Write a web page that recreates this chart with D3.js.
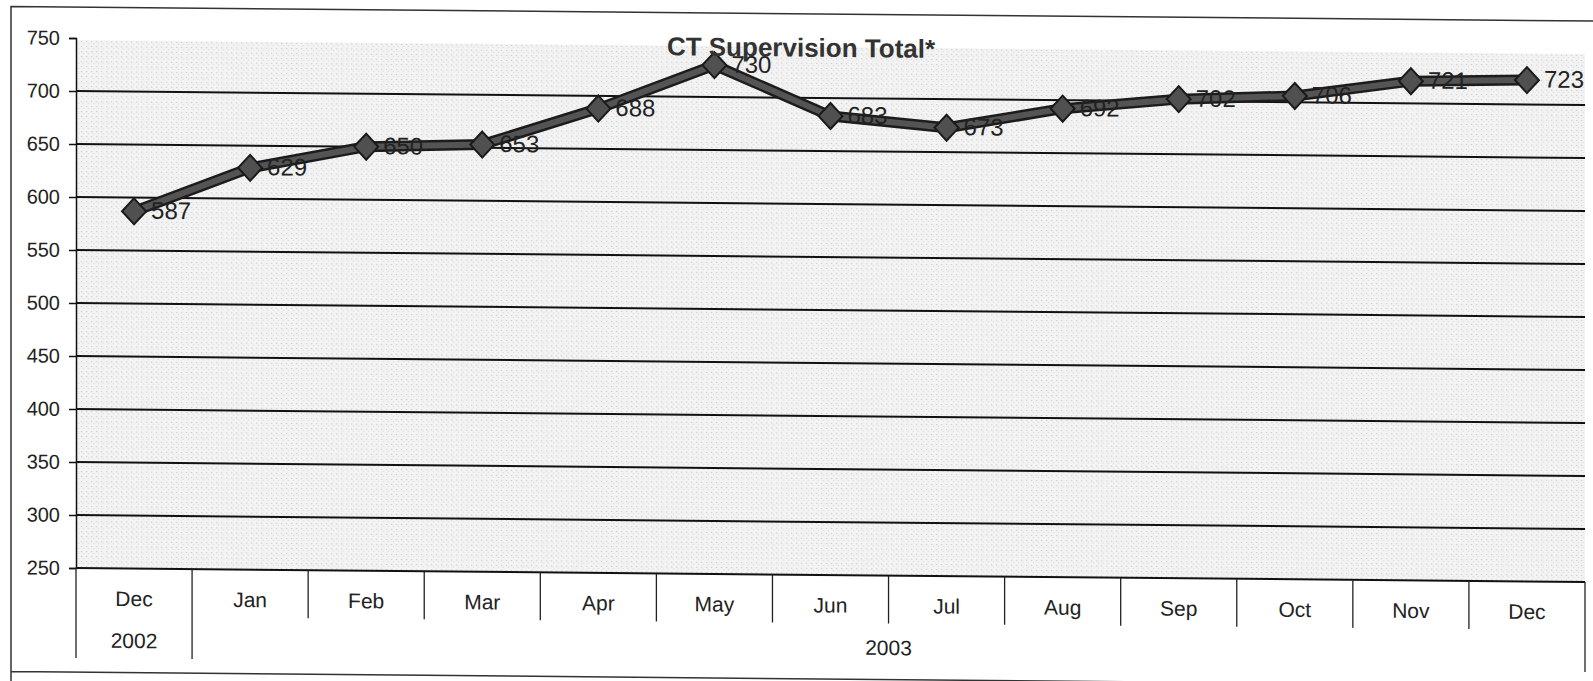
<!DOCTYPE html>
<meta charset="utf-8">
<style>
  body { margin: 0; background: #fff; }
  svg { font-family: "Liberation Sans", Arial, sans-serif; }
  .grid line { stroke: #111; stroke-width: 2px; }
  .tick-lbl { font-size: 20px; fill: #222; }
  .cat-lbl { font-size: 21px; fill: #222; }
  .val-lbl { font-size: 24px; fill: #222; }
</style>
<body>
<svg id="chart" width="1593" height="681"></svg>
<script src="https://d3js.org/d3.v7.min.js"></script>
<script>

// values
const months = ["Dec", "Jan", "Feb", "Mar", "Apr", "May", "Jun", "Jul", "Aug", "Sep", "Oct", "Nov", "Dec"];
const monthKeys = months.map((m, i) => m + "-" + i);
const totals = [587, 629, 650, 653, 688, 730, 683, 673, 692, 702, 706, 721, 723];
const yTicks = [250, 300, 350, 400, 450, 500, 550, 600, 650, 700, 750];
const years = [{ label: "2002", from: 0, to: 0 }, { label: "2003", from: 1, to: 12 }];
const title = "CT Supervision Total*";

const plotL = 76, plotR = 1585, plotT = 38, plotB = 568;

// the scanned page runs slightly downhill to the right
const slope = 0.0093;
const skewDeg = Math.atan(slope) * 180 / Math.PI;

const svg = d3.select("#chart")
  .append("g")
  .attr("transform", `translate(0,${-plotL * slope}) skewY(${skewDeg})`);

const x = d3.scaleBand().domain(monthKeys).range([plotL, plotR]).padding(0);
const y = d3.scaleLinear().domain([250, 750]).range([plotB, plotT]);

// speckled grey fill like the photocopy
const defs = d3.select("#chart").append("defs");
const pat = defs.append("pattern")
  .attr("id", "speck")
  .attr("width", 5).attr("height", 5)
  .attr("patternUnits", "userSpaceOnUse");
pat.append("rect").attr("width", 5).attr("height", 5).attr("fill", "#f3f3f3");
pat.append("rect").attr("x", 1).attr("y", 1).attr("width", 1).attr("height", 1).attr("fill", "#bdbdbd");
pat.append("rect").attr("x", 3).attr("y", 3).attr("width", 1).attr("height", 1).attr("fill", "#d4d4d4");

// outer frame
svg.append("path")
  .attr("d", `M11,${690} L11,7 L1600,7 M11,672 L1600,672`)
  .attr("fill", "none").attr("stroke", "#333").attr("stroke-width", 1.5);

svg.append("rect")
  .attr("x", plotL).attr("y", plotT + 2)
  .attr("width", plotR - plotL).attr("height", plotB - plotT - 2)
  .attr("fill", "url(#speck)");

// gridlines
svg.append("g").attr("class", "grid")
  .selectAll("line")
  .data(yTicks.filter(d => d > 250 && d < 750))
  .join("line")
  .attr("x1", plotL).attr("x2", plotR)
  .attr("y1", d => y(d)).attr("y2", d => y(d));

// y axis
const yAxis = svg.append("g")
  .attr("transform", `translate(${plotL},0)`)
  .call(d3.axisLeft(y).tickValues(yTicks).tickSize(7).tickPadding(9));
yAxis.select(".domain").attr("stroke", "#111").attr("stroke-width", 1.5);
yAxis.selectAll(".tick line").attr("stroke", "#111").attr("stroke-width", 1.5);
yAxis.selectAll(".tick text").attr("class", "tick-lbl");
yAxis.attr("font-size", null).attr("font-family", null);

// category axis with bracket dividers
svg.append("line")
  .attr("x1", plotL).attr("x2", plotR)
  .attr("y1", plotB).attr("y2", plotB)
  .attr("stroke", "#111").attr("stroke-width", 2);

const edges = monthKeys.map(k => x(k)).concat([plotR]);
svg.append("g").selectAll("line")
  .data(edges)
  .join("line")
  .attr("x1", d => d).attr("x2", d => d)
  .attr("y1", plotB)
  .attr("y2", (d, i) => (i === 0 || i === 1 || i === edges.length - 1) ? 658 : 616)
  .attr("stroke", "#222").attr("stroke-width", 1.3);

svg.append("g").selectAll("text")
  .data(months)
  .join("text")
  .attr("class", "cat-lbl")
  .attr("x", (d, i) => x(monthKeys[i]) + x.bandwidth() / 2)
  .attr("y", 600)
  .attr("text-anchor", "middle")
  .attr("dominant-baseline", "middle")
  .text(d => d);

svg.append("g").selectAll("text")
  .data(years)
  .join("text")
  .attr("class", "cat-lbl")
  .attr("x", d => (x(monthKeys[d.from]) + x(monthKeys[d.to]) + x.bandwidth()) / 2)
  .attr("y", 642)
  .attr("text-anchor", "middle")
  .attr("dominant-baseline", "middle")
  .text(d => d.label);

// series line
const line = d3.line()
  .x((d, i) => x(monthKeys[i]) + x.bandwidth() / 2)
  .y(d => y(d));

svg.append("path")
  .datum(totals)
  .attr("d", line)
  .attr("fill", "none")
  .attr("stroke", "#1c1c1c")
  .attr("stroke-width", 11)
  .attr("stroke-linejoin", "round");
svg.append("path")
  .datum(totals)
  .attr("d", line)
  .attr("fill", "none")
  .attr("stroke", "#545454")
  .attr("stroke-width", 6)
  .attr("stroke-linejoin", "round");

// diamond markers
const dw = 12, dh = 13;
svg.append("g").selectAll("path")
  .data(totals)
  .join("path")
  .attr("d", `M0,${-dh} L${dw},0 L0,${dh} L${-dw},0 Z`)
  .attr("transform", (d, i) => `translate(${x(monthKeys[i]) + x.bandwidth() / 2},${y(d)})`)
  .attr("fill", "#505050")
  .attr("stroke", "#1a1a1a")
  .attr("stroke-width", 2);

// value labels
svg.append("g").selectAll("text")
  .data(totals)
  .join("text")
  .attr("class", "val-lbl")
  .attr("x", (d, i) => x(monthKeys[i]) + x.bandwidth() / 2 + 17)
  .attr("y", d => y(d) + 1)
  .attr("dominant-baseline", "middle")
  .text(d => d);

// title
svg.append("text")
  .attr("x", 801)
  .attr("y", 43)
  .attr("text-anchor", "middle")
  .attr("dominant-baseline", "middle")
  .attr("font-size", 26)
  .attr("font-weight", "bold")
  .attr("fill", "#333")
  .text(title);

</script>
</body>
────────────────────────────────────────
## Exercise task
Restate only the lines running from the start of the material above through the line containing "d3.scaleLinear().domain([250, 750]).range([plotB, plotT]);", ends included. No pictures.

## Solution for this task
Write a web page that recreates this chart with D3.js.
<!DOCTYPE html>
<meta charset="utf-8">
<style>
  body { margin: 0; background: #fff; }
  svg { font-family: "Liberation Sans", Arial, sans-serif; }
  .grid line { stroke: #111; stroke-width: 2px; }
  .tick-lbl { font-size: 20px; fill: #222; }
  .cat-lbl { font-size: 21px; fill: #222; }
  .val-lbl { font-size: 24px; fill: #222; }
</style>
<body>
<svg id="chart" width="1593" height="681"></svg>
<script src="https://d3js.org/d3.v7.min.js"></script>
<script>

// values
const months = ["Dec", "Jan", "Feb", "Mar", "Apr", "May", "Jun", "Jul", "Aug", "Sep", "Oct", "Nov", "Dec"];
const monthKeys = months.map((m, i) => m + "-" + i);
const totals = [587, 629, 650, 653, 688, 730, 683, 673, 692, 702, 706, 721, 723];
const yTicks = [250, 300, 350, 400, 450, 500, 550, 600, 650, 700, 750];
const years = [{ label: "2002", from: 0, to: 0 }, { label: "2003", from: 1, to: 12 }];
const title = "CT Supervision Total*";

const plotL = 76, plotR = 1585, plotT = 38, plotB = 568;

// the scanned page runs slightly downhill to the right
const slope = 0.0093;
const skewDeg = Math.atan(slope) * 180 / Math.PI;

const svg = d3.select("#chart")
  .append("g")
  .attr("transform", `translate(0,${-plotL * slope}) skewY(${skewDeg})`);

const x = d3.scaleBand().domain(monthKeys).range([plotL, plotR]).padding(0);
const y = d3.scaleLinear().domain([250, 750]).range([plotB, plotT]);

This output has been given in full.